__YOUR TASK__. Exactly retype the lines from the top of the data through the line containing "EVENT_TIME = 15", leaving out every picture.

☆ ☆ ☆ ☆ ☆

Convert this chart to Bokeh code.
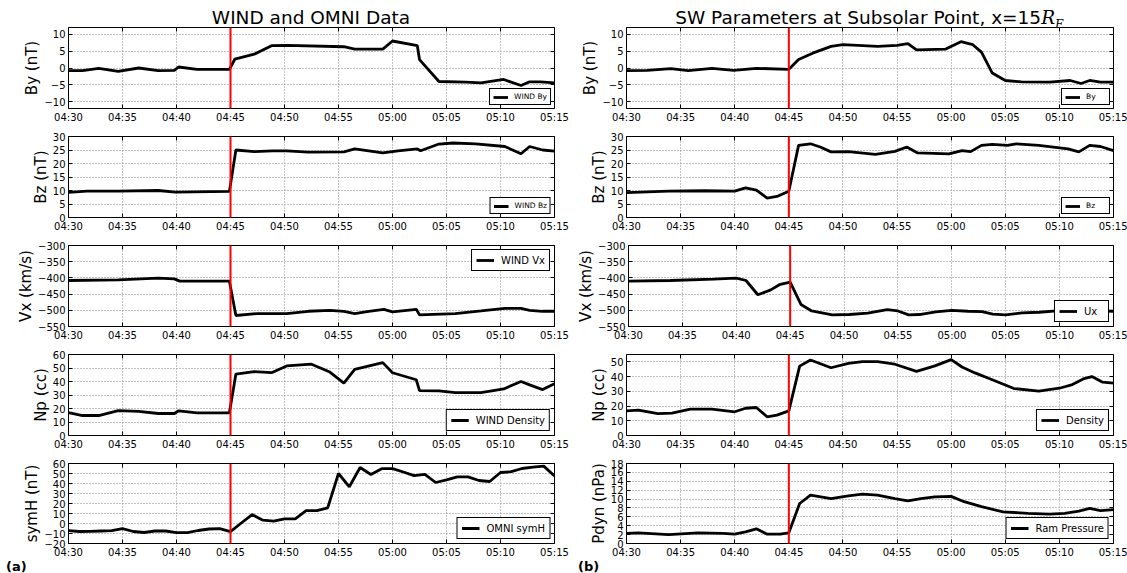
from bokeh.plotting import figure
from bokeh.layouts import column, row
from bokeh.models import Range1d, FixedTicker, Span, LinearAxis, Div
from bokeh.embed import file_html
from bokeh.resources import INLINE

# ---------------- data ----------------
TIME_TICKS = [0, 5, 10, 15, 20, 25, 30, 35, 40, 45]          # minutes after 04:30
TIME_LABELS = ["04:30", "04:35", "04:40", "04:45", "04:50",
               "04:55", "05:00", "05:05", "05:10", "05:15"]
EVENT_TIME = 15                                              # 04:45

# left column: WIND and OMNI
wind_by_t = [0, 1.3, 2.8, 4.6, 6.5, 8.3, 9.8, 10.2, 11.9, 14.9, 15.4, 17.2, 18.8, 20.2,
             25.5, 26.5, 29.1, 30.0, 32.3, 32.5, 34.3, 36.8, 38.2, 40.3, 41.9, 42.7, 43.7, 45]
wind_by = [-0.8, -0.8, -0.1, -1.0, 0.0, -0.8, -0.7, 0.3, -0.4, -0.4, 2.6, 4.1, 6.6, 6.7,
           6.3, 5.6, 5.6, 8.0, 6.6, 2.5, -4.0, -4.2, -4.4, -3.4, -5.2, -4.1, -4.1, -4.4]

wind_bz_t = [0, 1.7, 4.6, 8.3, 9.9, 14.9, 15.5, 17.2, 18.9, 20.2, 22.2, 25.5, 26.5, 29.1,
             30.5, 32.3, 32.6, 34.3, 35.6, 37.7, 40.4, 41.9, 42.7, 43.9, 45]
wind_bz = [9.3, 9.8, 9.8, 10.0, 9.4, 9.7, 25.0, 24.4, 24.7, 24.7, 24.2, 24.3, 25.4, 23.9,
           24.7, 25.4, 24.7, 27.2, 27.6, 27.3, 26.3, 23.6, 26.3, 25.0, 24.6]

wind_vx_t = [0, 4.6, 8.3, 9.8, 10.3, 14.9, 15.5, 17.5, 20.2, 22.2, 24.2, 25.5, 26.5, 27.8,
             29.2, 30.0, 32.2, 32.5, 35.8, 38.2, 40.4, 41.9, 42.7, 43.9, 45]
wind_vx = [-408, -406, -401, -403, -410, -410, -516, -510, -510, -503, -500, -503, -510, -503,
           -497, -505, -497, -514, -510, -502, -494, -494, -500, -503, -503]

wind_np_t = [0, 1.3, 2.8, 4.6, 6.5, 8.3, 9.8, 10.2, 11.9, 14.9, 15.5, 17.2, 18.8, 20.2, 22.5,
             24.2, 25.5, 26.5, 29.1, 30.0, 32.2, 32.5, 34.3, 35.8, 38.2, 40.3, 41.9, 42.7, 43.9, 45]
wind_np = [17.0, 14.8, 14.8, 18.5, 17.8, 16.3, 16.3, 18.3, 16.8, 16.8, 45.5, 47.3, 46.5, 51.5, 52.8,
           47.0, 38.8, 49.0, 54.0, 46.5, 41.3, 33.3, 33.0, 31.8, 31.8, 34.5, 40.0, 37.5, 34.0, 38.3]

omni_symh_t = list(range(0, 46))
omni_symh = [-7.2, -8, -7.8, -7.5, -7.2, -5.2, -8, -9, -7.5, -7.5, -9.2, -9.2, -7, -5.5, -5.2,
             -8.2, 0.5, 8.9, 3.3, 2.3, 4.6, 4.6, 12.8, 12.8, 15.7, 50, 36.7, 56, 49, 54.8,
             54.8, 51.5, 47.9, 49.2, 41, 43.6, 46.6, 46.6, 43, 42, 51, 51.8, 55, 56.4, 57.4, 47.5]

# right column: SW parameters at subsolar point
sw_by_t = [0, 1.9, 4.1, 5.7, 7.9, 9.9, 12.0, 15, 15.9, 17.2, 18.9, 20.0, 23.2, 25.0, 26.0,
           26.8, 29.5, 30.9, 32.0, 32.8, 33.8, 35.0, 36.5, 39.1, 41.0, 42.0, 42.8, 43.8, 45]
sw_by = [-0.8, -0.7, -0.2, -0.8, -0.1, -0.7, -0.1, -0.4, 2.5, 4.4, 6.4, 6.9, 6.4, 6.7, 7.2,
         5.4, 5.6, 7.8, 6.9, 4.7, -1.5, -3.7, -4.1, -4.2, -3.7, -4.6, -3.7, -4.2, -4.2]

sw_bz_t = [0, 3.9, 7.2, 10.0, 11.0, 12.0, 13.0, 13.9, 15, 15.9, 17.0, 17.9, 18.9, 20.5, 23.0,
           24.8, 25.9, 26.9, 29.8, 31.0, 31.8, 32.8, 33.8, 35.2, 36.0, 38.1, 40.8, 41.8, 42.8, 43.8, 45]
sw_bz = [9.2, 9.8, 9.9, 9.8, 11.0, 10.1, 7.2, 7.8, 9.7, 26.7, 27.3, 26.1, 24.3, 24.4, 23.4,
         24.5, 26.1, 23.9, 23.6, 24.8, 24.4, 26.7, 27.1, 26.7, 27.3, 26.7, 25.4, 24.3, 26.7, 26.3, 24.8]

sw_ux_t = [0, 3.9, 7.9, 10.0, 10.9, 12.0, 13.2, 14.0, 15, 16.0, 17.0, 18.9, 20.5, 22.2, 24.0,
           25.0, 26.0, 27.0, 28.5, 30.0, 31.5, 32.8, 33.8, 35.0, 36.5, 38.1, 40.0, 42.5, 45]
sw_ux = [-410, -408, -404, -401, -408, -452, -437, -421, -413, -482, -502, -514, -513, -509, -498,
         -502, -514, -513, -505, -500, -503, -504, -512, -514, -508, -506, -501, -500, -503]

sw_np_t = [0, 1.1, 2.9, 4.2, 5.9, 7.9, 10.0, 11.0, 12.0, 13.0, 13.9, 15, 16.0, 17.0, 18.9, 20.5,
           21.8, 23.2, 24.8, 26.8, 28.5, 30.0, 31.0, 32.2, 33.8, 35.8, 38.1, 40.0, 41.2, 42.2,
           43.0, 44.0, 45]
sw_np = [16.7, 17.2, 14.9, 15.2, 17.9, 17.9, 16.1, 18.5, 19.0, 12.7, 13.8, 16.7, 47.1, 51.3, 46.0,
         48.9, 50.2, 50.2, 48.4, 43.5, 47.3, 51.5, 46.5, 42.5, 37.9, 31.9, 30.1, 32.1, 34.6, 38.4,
         40.0, 36.2, 35.5]

sw_pdyn_t = [0, 1.1, 3.9, 6.6, 8.9, 10.0, 11.0, 12.0, 13.0, 14.2, 15, 16.0, 17.0, 18.9, 20.5,
             21.8, 23.2, 24.8, 26.0, 27.2, 28.5, 30.0, 31.2, 32.8, 34.8, 37.1, 39.1, 40.5, 41.8,
             42.8, 43.8, 45]
sw_pdyn = [2.3, 2.4, 2.0, 2.4, 2.3, 2.1, 2.6, 3.3, 2.1, 2.1, 2.4, 9.0, 10.9, 10.1, 10.7,
           11.1, 10.9, 10.1, 9.6, 10.1, 10.5, 10.6, 9.4, 8.3, 7.1, 6.8, 6.6, 6.8, 7.3,
           7.9, 7.4, 7.6]

BY_TICKS = [-10, -5, 0, 5, 10]
BZ_TICKS = [0, 5, 10, 15, 20, 25, 30]
VX_TICKS = [-550, -500, -450, -400, -350, -300]
NP_TICKS_L = [0, 10, 20, 30, 40, 50, 60]
NP_TICKS_R = [0, 10, 20, 30, 40, 50]
SYMH_TICKS = [-20, -10, 0, 10, 20, 30, 40, 50, 60]
PDYN_TICKS = [0, 2, 4, 6, 8, 10, 12, 14, 16, 18]

LEFT_TITLE = "WIND and OMNI Data"
RIGHT_TITLE = "SW Parameters at Subsolar Point, x=15"
PANEL_TAGS = ["(a)", "(b)"]

# (ylabel, t, values, legend, yrange, yticks, legend location, small legend?)
left_panels = [
    ("By (nT)", wind_by_t, wind_by, "WIND By", (-12, 12), BY_TICKS, "bottom_right", True),
    ("Bz (nT)", wind_bz_t, wind_bz, "WIND Bz", (0, 30), BZ_TICKS, "bottom_right", True),
    ("Vx (km/s)", wind_vx_t, wind_vx, "WIND Vx", (-550, -300), VX_TICKS, "top_right", False),
    ("Np (cc)", wind_np_t, wind_np, "WIND Density", (0, 60), NP_TICKS_L, "bottom_right", False),
    ("symH (nT)", omni_symh_t, omni_symh, "OMNI symH", (-20, 60), SYMH_TICKS, "bottom_right", False),
]
right_panels = [
    ("By (nT)", sw_by_t, sw_by, "By", (-12, 12), BY_TICKS, "bottom_right", True),
    ("Bz (nT)", sw_bz_t, sw_bz, "Bz", (0, 30), BZ_TICKS, "bottom_right", True),
    ("Vx (km/s)", sw_ux_t, sw_ux, "Ux", (-550, -300), VX_TICKS, "bottom_right", False),
    ("Np (cc)", sw_np_t, sw_np, "Density", (0, 55), NP_TICKS_R, "bottom_right", False),
    ("Pdyn (nPa)", sw_pdyn_t, sw_pdyn, "Ram Pressure", (0, 18), PDYN_TICKS, "bottom_right", False),
]

# ---------------- layout ----------------
FONT = "DejaVu Sans"
TITLE_H = 27
TAG_H = 13
LEFT_W, RIGHT_W = 574, 553
LEFT_MB = (68, 20)
RIGHT_MB = (52, 14)
FRAME_H = 81
ROW_TOP = [0, 8, 8, 8, 8]
ROW_BOT = [20, 20, 20, 20, 16]
TAG_X = [6, 4]        # px from the left of each column


def fmt(v):
    return str(v).replace("-", "\u2212")


def style_axis(ax):
    ax.major_tick_in = 4
    ax.major_tick_out = 0
    ax.minor_tick_line_color = None
    ax.axis_line_color = None
    ax.major_tick_line_color = "black"
    ax.major_label_text_font = FONT
    ax.major_label_text_font_size = "10px"
    ax.major_label_text_color = "black"
    ax.major_label_standoff = 3


def make_panel(spec, i, left):
    ylabel, t, v, leg, yr, yt, loc, small = spec
    w = LEFT_W if left else RIGHT_W
    mbl, mbr = LEFT_MB if left else RIGHT_MB
    p = figure(width=w, height=ROW_TOP[i] + FRAME_H + ROW_BOT[i],
               output_backend="svg", toolbar_location=None,
               x_range=Range1d(0, 45), y_range=Range1d(*yr),
               min_border_left=mbl, min_border_right=mbr,
               min_border_top=ROW_TOP[i], min_border_bottom=ROW_BOT[i])
    p.outline_line_color = "black"
    p.outline_line_width = 1
    p.outline_line_alpha = 1
    p.background_fill_color = "white"
    p.border_fill_color = "white"

    p.xaxis.ticker = FixedTicker(ticks=TIME_TICKS)
    p.xaxis.major_label_overrides = {tk: lb for tk, lb in zip(TIME_TICKS, TIME_LABELS)}
    p.yaxis.ticker = FixedTicker(ticks=yt)
    p.yaxis.major_label_overrides = {tk: fmt(tk) for tk in yt}
    for ax in p.xaxis + p.yaxis:
        style_axis(ax)
    p.yaxis.axis_label = ylabel
    p.yaxis.axis_label_text_font = FONT
    p.yaxis.axis_label_text_font_size = "15px"
    p.yaxis.axis_label_text_font_style = "normal"
    p.yaxis.axis_label_text_color = "black"
    p.yaxis.axis_label_standoff = 0

    # tick marks on the top and right sides (no labels)
    rax = LinearAxis(ticker=FixedTicker(ticks=yt),
                     major_label_overrides={tk: "" for tk in yt})
    tax = LinearAxis(ticker=FixedTicker(ticks=TIME_TICKS),
                     major_label_overrides={tk: "" for tk in TIME_TICKS})
    for ax in (rax, tax):
        style_axis(ax)
        ax.major_label_text_font_size = "0px"
        ax.major_label_standoff = 0
    p.add_layout(rax, "right")
    p.add_layout(tax, "above")

    p.xgrid.grid_line_color = "#888888"
    p.xgrid.grid_line_dash = "1 2"
    p.ygrid.grid_line_color = "#888888"
    p.ygrid.grid_line_dash = "1 2"

    p.line(t, v, line_color="black", line_width=2.8, legend_label=leg)
    p.add_layout(Span(location=EVENT_TIME, dimension="height",
                      line_color="red", line_width=2))

    lg = p.legend[0]
    lg.location = loc
    lg.border_line_color = "black"
    lg.border_line_width = 1
    lg.border_line_alpha = 1
    lg.background_fill_color = "white"
    lg.background_fill_alpha = 1
    lg.label_text_font = FONT
    lg.label_text_color = "black"
    if small:
        lg.label_text_font_size = "7.5px"
        lg.glyph_width = 15
        lg.glyph_height = 8
        lg.label_height = 8
        lg.label_standoff = 6
        lg.padding = 3
        lg.margin = 3
    else:
        lg.label_text_font_size = "10px"
        lg.glyph_width = 18
        lg.glyph_height = 12
        lg.label_height = 12
        lg.label_standoff = 7
        lg.padding = 4
        lg.margin = 4
    return p


left_figs = [make_panel(s, i, True) for i, s in enumerate(left_panels)]
right_figs = [make_panel(s, i, False) for i, s in enumerate(right_panels)]

SPAN_STYLE = ("position:absolute;top:9px;transform:translateX(-50%);white-space:nowrap;"
              "font-family:'DejaVu Sans';font-size:18.5px;line-height:1;color:black;")
left_center = LEFT_MB[0] + (LEFT_W - LEFT_MB[0] - LEFT_MB[1]) / 2
right_center = RIGHT_MB[0] + (RIGHT_W - RIGHT_MB[0] - RIGHT_MB[1]) / 2
title_left = Div(
    text=(f'<div style="position:relative;width:{LEFT_W}px;height:{TITLE_H}px;">'
          f'<span style="{SPAN_STYLE}left:{left_center}px;">{LEFT_TITLE}</span></div>'),
    width=LEFT_W, height=TITLE_H, margin=(0, 0, 0, 0))
title_right = Div(
    text=(f'<div style="position:relative;width:{RIGHT_W}px;height:{TITLE_H}px;">'
          f'<span style="{SPAN_STYLE}left:{right_center}px;">{RIGHT_TITLE}'
          f'<i style="font-family:\'DejaVu Serif\';">R</i>'
          f'<sub style="font-family:\'DejaVu Serif\';font-style:italic;font-size:12px;">E</sub>'
          f'</span></div>'),
    width=RIGHT_W, height=TITLE_H, margin=(0, 0, 0, 0))

TAG_STYLE = ("position:absolute;top:0px;white-space:nowrap;font-family:'DejaVu Sans';"
             "font-size:13px;font-weight:bold;line-height:13px;color:black;")
tag_divs = []
for k, (w, tag) in enumerate(zip((LEFT_W, RIGHT_W), PANEL_TAGS)):
    tag_divs.append(Div(
        text=(f'<div style="position:relative;width:{w}px;height:{TAG_H}px;">'
              f'<span style="{TAG_STYLE}left:{TAG_X[k]}px;">{tag}</span></div>'),
        width=w, height=TAG_H, margin=(0, 0, 0, 0)))

rows = [row(title_left, title_right)]
for lf, rf in zip(left_figs, right_figs):
    rows.append(row(lf, rf))
rows.append(row(*tag_divs))
layout = column(*rows)

open("out.html", "w").write(file_html(layout, INLINE))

☆ ☆ ☆ ☆ ☆

__TASK OUTPUT__.
Convert this chart to Bokeh code.
from bokeh.plotting import figure
from bokeh.layouts import column, row
from bokeh.models import Range1d, FixedTicker, Span, LinearAxis, Div
from bokeh.embed import file_html
from bokeh.resources import INLINE

# ---------------- data ----------------
TIME_TICKS = [0, 5, 10, 15, 20, 25, 30, 35, 40, 45]          # minutes after 04:30
TIME_LABELS = ["04:30", "04:35", "04:40", "04:45", "04:50",
               "04:55", "05:00", "05:05", "05:10", "05:15"]
EVENT_TIME = 15                                              # 04:45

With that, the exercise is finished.